Building consumer trust as a food manufacturer is no easy feat. It comes from an ongoing commitment to transparency throughout the production chain. However, this commitment can prove costly, time-consuming and confusing. In order to boost transparency across the industry, the European Food Safety Authority of Ireland has compiled the universal secrets to creating trust-worthy relationships between manufacturers and consumers.
First and foremost, the FSAI notes that manufacturers need to have a thorough understanding of their own products. Consumers are more savvy than ever thanks to popular cooking shows which have given them a curiosity around the exact origins of their meals. They often want to know exactly where and how their food was processed - so manufacturers need to be able to quickly relay his information. The FSAI guidelines thus call on food manufacturers to educate themselves and have a clear and easy-to-understand record of how they products came to fruition.

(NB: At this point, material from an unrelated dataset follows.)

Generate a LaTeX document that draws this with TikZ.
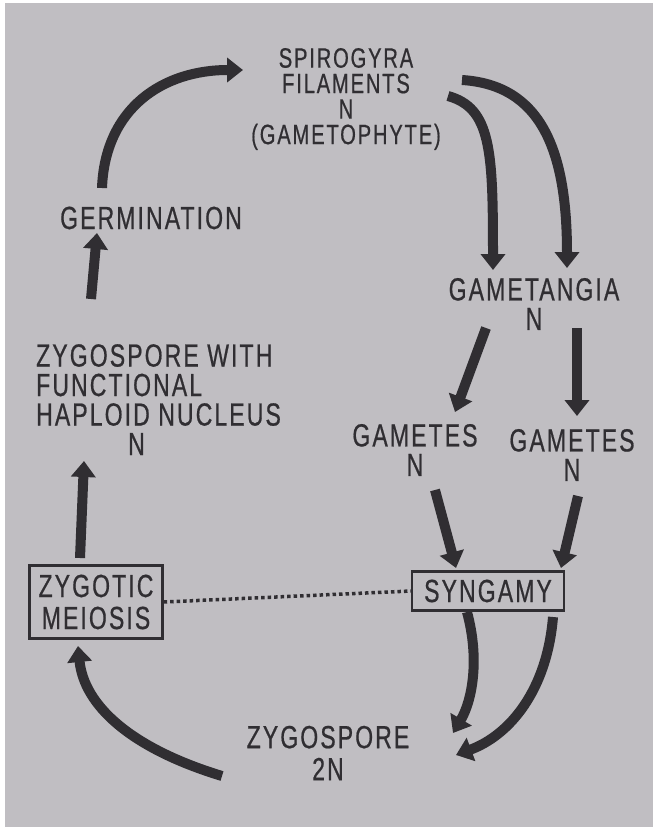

More broadly, the FSAI has demanded tighter government legislation to boost transparency and remove distrust in the food industry. It argues that food safety laws - which would increase regulations around ingredients listed on packaging - could transform the industry by improving consumer trust and ensuring transparency throughout.
Moving forward, the FSAI acknowledges its need to improve risk detection across the industry. The agency says it will allocate more resources to identifying patterns and reducing risks in food production. They cite the notorious 2013 horse meat scandal as a momentous learning curve for all food processors and they are adamant nothing so extreme will occur again.
Summarising the findings of his staff, FSAI director Wayne Anderson said: “citizens require this level of transparency as they’re looking to be able to understand and accept, or believe in the trustworthiness of the risk assessments.”
He added that open communication would work to “overcome a certain level of distrust” for food manufacturers.
However, the food fanatic did concede that there were possibly larger problems ahead for the food industry. He said this has prompted an increasing demand for transparency which he believes will ensure for years to come that “people still maintain trust in their food supply.”